GIVEN REQUEST: In the material below, the lines containing the word "code" are required; copy each of them.
-- start --
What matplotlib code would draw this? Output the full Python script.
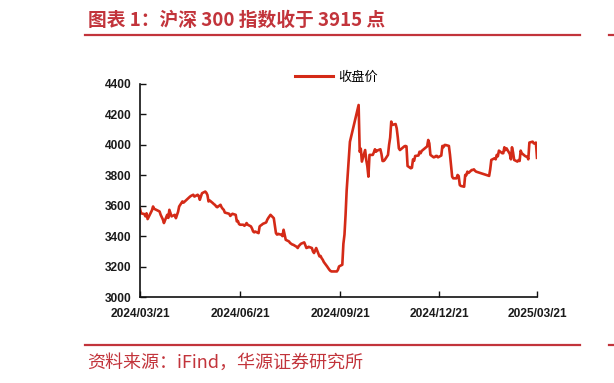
import pandas as pd
import matplotlib
matplotlib.use("Agg")
from matplotlib import pyplot as plt
import matplotlib.dates as mdates
from matplotlib.lines import Line2D

# CSI 300 closing prices
dates = [
    "2024-03-21", "2024-03-22", "2024-03-25", "2024-03-26", "2024-03-27", "2024-03-28",
    "2024-04-01", "2024-04-02", "2024-04-03", "2024-04-08", "2024-04-09", "2024-04-11",
    "2024-04-12", "2024-04-15", "2024-04-16", "2024-04-17", "2024-04-19", "2024-04-22",
    "2024-04-23", "2024-04-25", "2024-04-26", "2024-04-29", "2024-04-30", "2024-05-06",
    "2024-05-07", "2024-05-09", "2024-05-10", "2024-05-13", "2024-05-14", "2024-05-15",
    "2024-05-16", "2024-05-17", "2024-05-20", "2024-05-21", "2024-05-22", "2024-05-23",
    "2024-05-24", "2024-05-27", "2024-05-28", "2024-05-29", "2024-05-30", "2024-05-31",
    "2024-06-03", "2024-06-04", "2024-06-05", "2024-06-06", "2024-06-07", "2024-06-11",
    "2024-06-12", "2024-06-13", "2024-06-14", "2024-06-17", "2024-06-18", "2024-06-19",
    "2024-06-20", "2024-06-21", "2024-06-24", "2024-06-25", "2024-06-26", "2024-06-27",
    "2024-06-28", "2024-07-01", "2024-07-02", "2024-07-03", "2024-07-04", "2024-07-05",
    "2024-07-08", "2024-07-09", "2024-07-10", "2024-07-11", "2024-07-12", "2024-07-15",
    "2024-07-16", "2024-07-17", "2024-07-18", "2024-07-19", "2024-07-22", "2024-07-23",
    "2024-07-24", "2024-07-25", "2024-07-26", "2024-07-29", "2024-07-30", "2024-07-31",
    "2024-08-01", "2024-08-02", "2024-08-05", "2024-08-06", "2024-08-07", "2024-08-08",
    "2024-08-09", "2024-08-12", "2024-08-13", "2024-08-14", "2024-08-15", "2024-08-16",
    "2024-08-19", "2024-08-20", "2024-08-21", "2024-08-22", "2024-08-23", "2024-08-26",
    "2024-08-27", "2024-08-28", "2024-08-29", "2024-08-30", "2024-09-02", "2024-09-03",
    "2024-09-04", "2024-09-05", "2024-09-06", "2024-09-09", "2024-09-10", "2024-09-11",
    "2024-09-12", "2024-09-13", "2024-09-18", "2024-09-19", "2024-09-20", "2024-09-23",
    "2024-09-24", "2024-09-25", "2024-09-26", "2024-09-27", "2024-09-30", "2024-10-08",
    "2024-10-09", "2024-10-10", "2024-10-11", "2024-10-14", "2024-10-15", "2024-10-16",
    "2024-10-17", "2024-10-18", "2024-10-21", "2024-10-22", "2024-10-23", "2024-10-24",
    "2024-10-25", "2024-10-28", "2024-10-29", "2024-10-30", "2024-10-31", "2024-11-01",
    "2024-11-04", "2024-11-05", "2024-11-06", "2024-11-07", "2024-11-08", "2024-11-11",
    "2024-11-12", "2024-11-13", "2024-11-14", "2024-11-15", "2024-11-18", "2024-11-19",
    "2024-11-20", "2024-11-21", "2024-11-22", "2024-11-25", "2024-11-26", "2024-11-27",
    "2024-11-28", "2024-11-29", "2024-12-02", "2024-12-03", "2024-12-04", "2024-12-05",
    "2024-12-06", "2024-12-09", "2024-12-10", "2024-12-11", "2024-12-12", "2024-12-13",
    "2024-12-16", "2024-12-17", "2024-12-18", "2024-12-19", "2024-12-20", "2024-12-23",
    "2024-12-24", "2024-12-25", "2024-12-26", "2024-12-27", "2024-12-30", "2024-12-31",
    "2025-01-02", "2025-01-03", "2025-01-06", "2025-01-07", "2025-01-08", "2025-01-09",
    "2025-01-10", "2025-01-13", "2025-01-14", "2025-01-15", "2025-01-16", "2025-01-17",
    "2025-01-20", "2025-01-21", "2025-01-22", "2025-01-23", "2025-01-24", "2025-01-27",
    "2025-02-05", "2025-02-06", "2025-02-07", "2025-02-10", "2025-02-11", "2025-02-12",
    "2025-02-13", "2025-02-14", "2025-02-17", "2025-02-18", "2025-02-19", "2025-02-20",
    "2025-02-21", "2025-02-24", "2025-02-25", "2025-02-26", "2025-02-27", "2025-02-28",
    "2025-03-03", "2025-03-04", "2025-03-05", "2025-03-06", "2025-03-07", "2025-03-10",
    "2025-03-11", "2025-03-12", "2025-03-13", "2025-03-14", "2025-03-17", "2025-03-18",
    "2025-03-19", "2025-03-20", "2025-03-21",
]
close = [
    3580, 3550, 3545, 3530, 3550, 3512,
    3570, 3595, 3580, 3562, 3540, 3510,
    3486, 3540, 3520, 3573, 3530, 3540,
    3518, 3560, 3595, 3628, 3620, 3660,
    3665, 3672, 3660, 3672, 3665, 3639,
    3660, 3682, 3693, 3685, 3670, 3628,
    3635, 3617, 3610, 3605, 3595, 3590,
    3606, 3590, 3580, 3573, 3555, 3547,
    3533, 3540, 3547, 3540, 3497, 3500,
    3480, 3475, 3475, 3468, 3475, 3486,
    3475, 3464, 3450, 3431, 3425, 3430,
    3420, 3464, 3470, 3475, 3481, 3490,
    3508, 3520, 3530, 3540, 3518, 3470,
    3420, 3410, 3415, 3409, 3400, 3442,
    3410, 3376, 3365, 3355, 3350, 3345,
    3343, 3330, 3322, 3335, 3343, 3350,
    3359, 3340, 3322, 3325, 3330, 3322,
    3300, 3289, 3305, 3322, 3267, 3270,
    3255, 3245, 3230, 3201, 3190, 3180,
    3172, 3168, 3168, 3179, 3201, 3212,
    3350, 3410, 3540, 3700, 4020, 4262,
    3955, 3975, 3890, 3966, 3901, 3860,
    3791, 3934, 3934, 3950, 3971, 3955,
    3962, 3971, 3940, 3894, 3894, 3901,
    3934, 4000, 4048, 4153, 4131, 4137,
    4109, 4050, 3977, 3966, 3984, 3990,
    3993, 3990, 3861, 3846, 3850, 3905,
    3895, 3927, 3930, 3955, 3945, 3960,
    3966, 3984, 3990, 4032, 4010, 3934,
    3918, 3920, 3927, 3927, 3918, 3930,
    3993, 3985, 3999, 3999, 3993, 3935,
    3791, 3780, 3780, 3802, 3795, 3736,
    3730, 3725, 3802, 3800, 3824, 3815,
    3835, 3835, 3839, 3830, 3824, 3817,
    3796, 3840, 3901, 3912, 3905, 3934,
    3925, 3962, 3945, 3945, 3984, 3965,
    3977, 3940, 3905, 3984, 3950, 3901,
    3890, 3900, 3894, 3962, 3945, 3927,
    3923, 3923, 3905, 4015, 4021, 4010,
    4010, 4015, 3915,
]
tick_dates = ["2024-03-21", "2024-06-21", "2024-09-21", "2024-12-21", "2025-03-21"]
y_ticks = [3000, 3200, 3400, 3600, 3800, 4000, 4200, 4400]

title = "图表 1：沪深 300 指数收于 3915 点"
source = "资料来源：iFind，华源证券研究所"
series_name = "收盘价"

red = "#c2343b"
line_red = "#d42a17"
cjk = ["Noto Sans CJK SC", "DejaVu Sans"]

df = pd.DataFrame({"date": pd.to_datetime(dates), "close": close})

fig = plt.figure(figsize=(6.14, 3.83), dpi=100)
ax = fig.add_axes([140 / 614, 1 - 297 / 383, 397 / 614, 213 / 383])

ax.plot(df.date, df.close, color=line_red, lw=1.9, solid_joinstyle="round")

ax.set_xlim(pd.Timestamp(tick_dates[0]), pd.Timestamp(tick_dates[-1]))
ax.set_ylim(3000, 4400)
ax.set_yticks(y_ticks)
ax.set_xticks(pd.to_datetime(tick_dates))
ax.xaxis.set_major_formatter(mdates.DateFormatter("%Y/%m/%d"))

for s in ["top", "right"]:
    ax.spines[s].set_visible(False)
for s in ["left", "bottom"]:
    ax.spines[s].set_linewidth(1.2)
    ax.spines[s].set_color("#111111")

ax.tick_params(axis="both", direction="in", length=4, width=1.0, color="#111111",
               labelsize=8.6, pad=6)
ax.tick_params(axis="x", pad=8)
for lab in ax.get_xticklabels() + ax.get_yticklabels():
    lab.set_fontfamily("Liberation Sans")
    lab.set_fontweight("bold")
    lab.set_color("#1a1a1a")

handle = Line2D([], [], color=line_red, lw=2.2)
ax.legend([handle], [series_name], loc="center left", bbox_to_anchor=(0.36, 1.03),
          frameon=False, handlelength=2.9, handletextpad=0.4,
          prop={"family": cjk, "size": 9.5})

# header and footer of the report page
fig.text(88 / 614, 1 - 20 / 383, title, color=red, fontsize=13.5, fontweight="bold",
         family=cjk, va="center", ha="left")
fig.add_artist(Line2D([85 / 614, 580 / 614], [1 - 34.5 / 383] * 2, color=red, lw=1.6))
fig.add_artist(Line2D([609 / 614, 614 / 614], [1 - 34.5 / 383] * 2, color=red, lw=1.6))
fig.add_artist(Line2D([85 / 614, 580 / 614], [1 - 345 / 383] * 2, color=red, lw=1.6))
fig.add_artist(Line2D([609 / 614, 614 / 614], [1 - 345 / 383] * 2, color=red, lw=1.6))
fig.text(87 / 614, 1 - 363 / 383, source, color=red, fontsize=13, family=cjk,
         va="center", ha="left")

fig.savefig("out.png", dpi=100)
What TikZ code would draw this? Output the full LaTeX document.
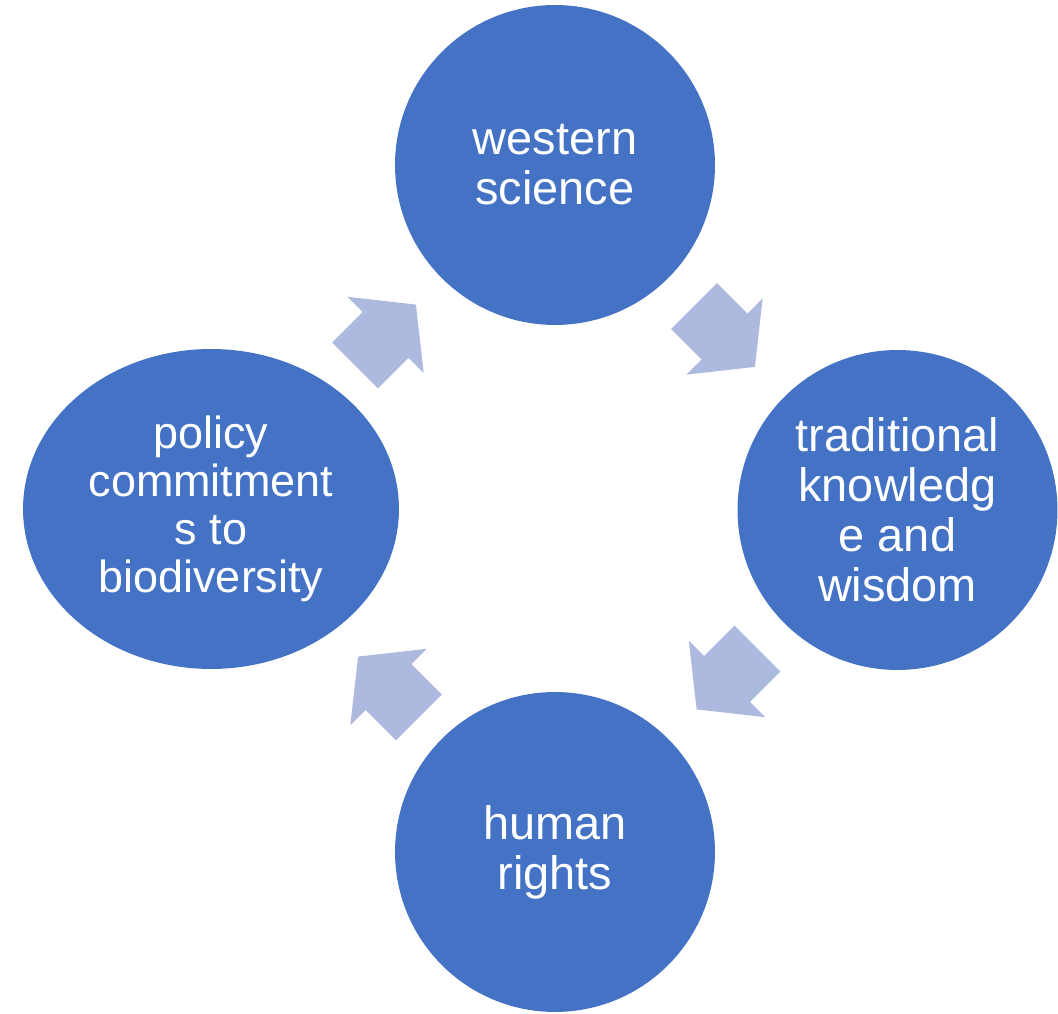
\documentclass[tikz,border=0pt]{standalone}
\usepackage{fontspec}
\setmainfont{Liberation Sans}
\usepackage{xcolor}
\usepackage{tikz}
\usetikzlibrary{positioning, shapes.geometric}
\definecolor{myblue}{HTML}{4472C4}
\definecolor{mylightblue}{HTML}{ADB9DF}
\tikzset{
  % Cerchi del ciclo
  cycle node/.style={circle,fill=myblue,draw=none,minimum size=6.4cm,inner sep=0,
    text=white,align=center,font=\fontsize{26.7}{28.4}\selectfont},
  cycle oval/.style={cycle node,ellipse,minimum width=7.52cm,minimum height=6.4cm,
    font=\fontsize{25.6}{27.3}\selectfont},
  % Frecce a blocco
  cycle arrow/.pic={
    \fill[mylightblue] (-43,-32.5) -- (0,-32.5) -- (0,-54) -- (43,0)
      -- (0,54) -- (0,32.5) -- (-43,32.5) -- cycle;
  }
}
\begin{document}
\begin{tikzpicture}[x=0.02cm,y=0.02cm]
    \useasboundingbox (0,0) rectangle (1058,1014);
    \node[cycle node] (science) at (555,849) {western\\science};
    \node[cycle node] (wisdom) at (897.5,504) {traditional\\knowledg\\e and\\wisdom};
    \node[cycle node] (rights) at (555,162) {human\\rights};
    \node[cycle oval] (policy) at (211,505) {policy\\commitment\\s to\\biodiversity};
    % frecce tra i cerchi
    \pic[rotate=-45] (arrow1) at (724.5,677.5) {cycle arrow};
    \pic[rotate=-135] (arrow2) at (727,335) {cycle arrow};
    \pic[rotate=135] (arrow3) at (388.5,327) {cycle arrow};
    \pic[rotate=45] (arrow4) at (385.5,679) {cycle arrow};
  \end{tikzpicture}
\end{document}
-- end --
THE RESULT:
What matplotlib code would draw this? Output the full Python script.
What TikZ code would draw this? Output the full LaTeX document.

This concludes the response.